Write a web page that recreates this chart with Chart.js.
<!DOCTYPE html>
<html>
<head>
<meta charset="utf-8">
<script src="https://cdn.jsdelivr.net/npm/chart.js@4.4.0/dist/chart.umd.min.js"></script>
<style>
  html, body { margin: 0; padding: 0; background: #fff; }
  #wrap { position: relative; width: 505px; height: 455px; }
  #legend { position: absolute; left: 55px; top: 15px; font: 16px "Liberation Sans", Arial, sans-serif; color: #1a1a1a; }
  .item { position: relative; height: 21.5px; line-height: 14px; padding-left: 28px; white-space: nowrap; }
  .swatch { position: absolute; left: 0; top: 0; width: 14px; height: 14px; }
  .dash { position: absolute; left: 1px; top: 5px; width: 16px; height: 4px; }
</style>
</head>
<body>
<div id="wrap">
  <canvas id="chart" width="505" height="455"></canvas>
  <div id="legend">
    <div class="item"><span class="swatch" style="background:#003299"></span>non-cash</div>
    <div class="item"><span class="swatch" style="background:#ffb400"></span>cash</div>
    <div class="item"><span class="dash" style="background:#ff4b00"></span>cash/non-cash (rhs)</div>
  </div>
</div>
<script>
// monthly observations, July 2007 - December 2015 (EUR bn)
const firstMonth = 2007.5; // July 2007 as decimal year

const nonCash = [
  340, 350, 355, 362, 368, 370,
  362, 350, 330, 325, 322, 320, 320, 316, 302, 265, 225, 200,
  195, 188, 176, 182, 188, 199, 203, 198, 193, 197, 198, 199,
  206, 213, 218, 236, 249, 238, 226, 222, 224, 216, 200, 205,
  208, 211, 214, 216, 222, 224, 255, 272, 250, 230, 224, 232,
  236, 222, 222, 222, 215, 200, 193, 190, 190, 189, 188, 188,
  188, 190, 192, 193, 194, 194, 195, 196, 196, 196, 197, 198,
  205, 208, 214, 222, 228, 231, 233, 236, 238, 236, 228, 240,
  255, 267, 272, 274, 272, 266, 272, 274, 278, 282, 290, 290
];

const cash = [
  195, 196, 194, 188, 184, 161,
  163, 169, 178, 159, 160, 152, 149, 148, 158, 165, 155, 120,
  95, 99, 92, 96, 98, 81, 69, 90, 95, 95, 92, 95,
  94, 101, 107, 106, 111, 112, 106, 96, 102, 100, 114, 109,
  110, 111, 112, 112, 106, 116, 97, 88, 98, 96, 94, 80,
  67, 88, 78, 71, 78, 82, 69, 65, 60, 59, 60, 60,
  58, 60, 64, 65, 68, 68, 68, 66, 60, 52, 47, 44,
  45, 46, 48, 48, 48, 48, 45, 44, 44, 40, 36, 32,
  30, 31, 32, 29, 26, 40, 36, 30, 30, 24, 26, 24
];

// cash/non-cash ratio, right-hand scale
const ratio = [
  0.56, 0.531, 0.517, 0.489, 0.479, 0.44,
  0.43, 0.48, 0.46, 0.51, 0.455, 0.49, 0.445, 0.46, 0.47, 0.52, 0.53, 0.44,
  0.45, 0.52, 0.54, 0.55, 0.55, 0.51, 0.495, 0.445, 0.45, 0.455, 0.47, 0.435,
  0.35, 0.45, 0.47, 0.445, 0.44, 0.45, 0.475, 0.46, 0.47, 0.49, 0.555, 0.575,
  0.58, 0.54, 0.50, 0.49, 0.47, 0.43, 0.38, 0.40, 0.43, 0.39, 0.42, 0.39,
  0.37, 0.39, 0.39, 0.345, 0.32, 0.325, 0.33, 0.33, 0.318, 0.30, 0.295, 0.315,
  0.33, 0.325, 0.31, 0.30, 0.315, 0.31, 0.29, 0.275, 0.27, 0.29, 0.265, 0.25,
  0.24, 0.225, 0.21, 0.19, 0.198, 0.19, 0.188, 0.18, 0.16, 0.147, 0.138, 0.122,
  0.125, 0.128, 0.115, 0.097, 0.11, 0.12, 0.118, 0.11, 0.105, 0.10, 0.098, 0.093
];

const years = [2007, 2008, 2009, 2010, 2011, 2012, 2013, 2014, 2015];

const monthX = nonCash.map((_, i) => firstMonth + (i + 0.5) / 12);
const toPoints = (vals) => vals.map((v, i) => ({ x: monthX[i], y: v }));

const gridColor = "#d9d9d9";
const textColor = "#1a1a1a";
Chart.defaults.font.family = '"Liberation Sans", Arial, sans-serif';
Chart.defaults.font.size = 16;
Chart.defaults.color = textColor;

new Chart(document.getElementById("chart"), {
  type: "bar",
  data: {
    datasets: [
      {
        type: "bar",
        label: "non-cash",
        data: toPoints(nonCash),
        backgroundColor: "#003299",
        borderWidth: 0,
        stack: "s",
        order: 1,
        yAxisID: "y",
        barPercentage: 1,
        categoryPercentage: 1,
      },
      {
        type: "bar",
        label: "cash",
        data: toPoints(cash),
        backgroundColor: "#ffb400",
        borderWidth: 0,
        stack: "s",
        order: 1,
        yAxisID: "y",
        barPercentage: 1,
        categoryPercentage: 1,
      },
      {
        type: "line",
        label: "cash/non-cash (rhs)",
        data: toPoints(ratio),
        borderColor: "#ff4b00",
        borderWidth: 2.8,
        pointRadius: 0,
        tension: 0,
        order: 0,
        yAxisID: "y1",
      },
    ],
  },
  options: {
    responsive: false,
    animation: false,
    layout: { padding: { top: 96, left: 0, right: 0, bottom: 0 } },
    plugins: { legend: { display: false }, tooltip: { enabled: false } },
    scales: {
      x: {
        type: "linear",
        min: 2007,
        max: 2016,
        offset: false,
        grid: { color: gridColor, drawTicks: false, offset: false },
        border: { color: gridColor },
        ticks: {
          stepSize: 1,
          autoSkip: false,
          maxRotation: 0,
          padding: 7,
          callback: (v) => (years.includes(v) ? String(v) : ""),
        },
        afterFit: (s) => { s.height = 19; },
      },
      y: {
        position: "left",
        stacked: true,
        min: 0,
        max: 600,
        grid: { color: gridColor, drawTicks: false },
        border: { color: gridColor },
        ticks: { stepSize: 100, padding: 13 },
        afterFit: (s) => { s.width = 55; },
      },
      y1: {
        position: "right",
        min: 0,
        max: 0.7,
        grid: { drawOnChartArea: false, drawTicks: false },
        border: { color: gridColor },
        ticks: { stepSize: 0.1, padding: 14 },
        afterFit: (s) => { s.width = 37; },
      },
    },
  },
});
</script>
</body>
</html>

_Short task:_
Every line of the data above should be copied exactly.

_Finished answer:_
Write a web page that recreates this chart with Chart.js.
<!DOCTYPE html>
<html>
<head>
<meta charset="utf-8">
<script src="https://cdn.jsdelivr.net/npm/chart.js@4.4.0/dist/chart.umd.min.js"></script>
<style>
  html, body { margin: 0; padding: 0; background: #fff; }
  #wrap { position: relative; width: 505px; height: 455px; }
  #legend { position: absolute; left: 55px; top: 15px; font: 16px "Liberation Sans", Arial, sans-serif; color: #1a1a1a; }
  .item { position: relative; height: 21.5px; line-height: 14px; padding-left: 28px; white-space: nowrap; }
  .swatch { position: absolute; left: 0; top: 0; width: 14px; height: 14px; }
  .dash { position: absolute; left: 1px; top: 5px; width: 16px; height: 4px; }
</style>
</head>
<body>
<div id="wrap">
  <canvas id="chart" width="505" height="455"></canvas>
  <div id="legend">
    <div class="item"><span class="swatch" style="background:#003299"></span>non-cash</div>
    <div class="item"><span class="swatch" style="background:#ffb400"></span>cash</div>
    <div class="item"><span class="dash" style="background:#ff4b00"></span>cash/non-cash (rhs)</div>
  </div>
</div>
<script>
// monthly observations, July 2007 - December 2015 (EUR bn)
const firstMonth = 2007.5; // July 2007 as decimal year

const nonCash = [
  340, 350, 355, 362, 368, 370,
  362, 350, 330, 325, 322, 320, 320, 316, 302, 265, 225, 200,
  195, 188, 176, 182, 188, 199, 203, 198, 193, 197, 198, 199,
  206, 213, 218, 236, 249, 238, 226, 222, 224, 216, 200, 205,
  208, 211, 214, 216, 222, 224, 255, 272, 250, 230, 224, 232,
  236, 222, 222, 222, 215, 200, 193, 190, 190, 189, 188, 188,
  188, 190, 192, 193, 194, 194, 195, 196, 196, 196, 197, 198,
  205, 208, 214, 222, 228, 231, 233, 236, 238, 236, 228, 240,
  255, 267, 272, 274, 272, 266, 272, 274, 278, 282, 290, 290
];

const cash = [
  195, 196, 194, 188, 184, 161,
  163, 169, 178, 159, 160, 152, 149, 148, 158, 165, 155, 120,
  95, 99, 92, 96, 98, 81, 69, 90, 95, 95, 92, 95,
  94, 101, 107, 106, 111, 112, 106, 96, 102, 100, 114, 109,
  110, 111, 112, 112, 106, 116, 97, 88, 98, 96, 94, 80,
  67, 88, 78, 71, 78, 82, 69, 65, 60, 59, 60, 60,
  58, 60, 64, 65, 68, 68, 68, 66, 60, 52, 47, 44,
  45, 46, 48, 48, 48, 48, 45, 44, 44, 40, 36, 32,
  30, 31, 32, 29, 26, 40, 36, 30, 30, 24, 26, 24
];

// cash/non-cash ratio, right-hand scale
const ratio = [
  0.56, 0.531, 0.517, 0.489, 0.479, 0.44,
  0.43, 0.48, 0.46, 0.51, 0.455, 0.49, 0.445, 0.46, 0.47, 0.52, 0.53, 0.44,
  0.45, 0.52, 0.54, 0.55, 0.55, 0.51, 0.495, 0.445, 0.45, 0.455, 0.47, 0.435,
  0.35, 0.45, 0.47, 0.445, 0.44, 0.45, 0.475, 0.46, 0.47, 0.49, 0.555, 0.575,
  0.58, 0.54, 0.50, 0.49, 0.47, 0.43, 0.38, 0.40, 0.43, 0.39, 0.42, 0.39,
  0.37, 0.39, 0.39, 0.345, 0.32, 0.325, 0.33, 0.33, 0.318, 0.30, 0.295, 0.315,
  0.33, 0.325, 0.31, 0.30, 0.315, 0.31, 0.29, 0.275, 0.27, 0.29, 0.265, 0.25,
  0.24, 0.225, 0.21, 0.19, 0.198, 0.19, 0.188, 0.18, 0.16, 0.147, 0.138, 0.122,
  0.125, 0.128, 0.115, 0.097, 0.11, 0.12, 0.118, 0.11, 0.105, 0.10, 0.098, 0.093
];

const years = [2007, 2008, 2009, 2010, 2011, 2012, 2013, 2014, 2015];

const monthX = nonCash.map((_, i) => firstMonth + (i + 0.5) / 12);
const toPoints = (vals) => vals.map((v, i) => ({ x: monthX[i], y: v }));

const gridColor = "#d9d9d9";
const textColor = "#1a1a1a";
Chart.defaults.font.family = '"Liberation Sans", Arial, sans-serif';
Chart.defaults.font.size = 16;
Chart.defaults.color = textColor;

new Chart(document.getElementById("chart"), {
  type: "bar",
  data: {
    datasets: [
      {
        type: "bar",
        label: "non-cash",
        data: toPoints(nonCash),
        backgroundColor: "#003299",
        borderWidth: 0,
        stack: "s",
        order: 1,
        yAxisID: "y",
        barPercentage: 1,
        categoryPercentage: 1,
      },
      {
        type: "bar",
        label: "cash",
        data: toPoints(cash),
        backgroundColor: "#ffb400",
        borderWidth: 0,
        stack: "s",
        order: 1,
        yAxisID: "y",
        barPercentage: 1,
        categoryPercentage: 1,
      },
      {
        type: "line",
        label: "cash/non-cash (rhs)",
        data: toPoints(ratio),
        borderColor: "#ff4b00",
        borderWidth: 2.8,
        pointRadius: 0,
        tension: 0,
        order: 0,
        yAxisID: "y1",
      },
    ],
  },
  options: {
    responsive: false,
    animation: false,
    layout: { padding: { top: 96, left: 0, right: 0, bottom: 0 } },
    plugins: { legend: { display: false }, tooltip: { enabled: false } },
    scales: {
      x: {
        type: "linear",
        min: 2007,
        max: 2016,
        offset: false,
        grid: { color: gridColor, drawTicks: false, offset: false },
        border: { color: gridColor },
        ticks: {
          stepSize: 1,
          autoSkip: false,
          maxRotation: 0,
          padding: 7,
          callback: (v) => (years.includes(v) ? String(v) : ""),
        },
        afterFit: (s) => { s.height = 19; },
      },
      y: {
        position: "left",
        stacked: true,
        min: 0,
        max: 600,
        grid: { color: gridColor, drawTicks: false },
        border: { color: gridColor },
        ticks: { stepSize: 100, padding: 13 },
        afterFit: (s) => { s.width = 55; },
      },
      y1: {
        position: "right",
        min: 0,
        max: 0.7,
        grid: { drawOnChartArea: false, drawTicks: false },
        border: { color: gridColor },
        ticks: { stepSize: 0.1, padding: 14 },
        afterFit: (s) => { s.width = 37; },
      },
    },
  },
});
</script>
</body>
</html>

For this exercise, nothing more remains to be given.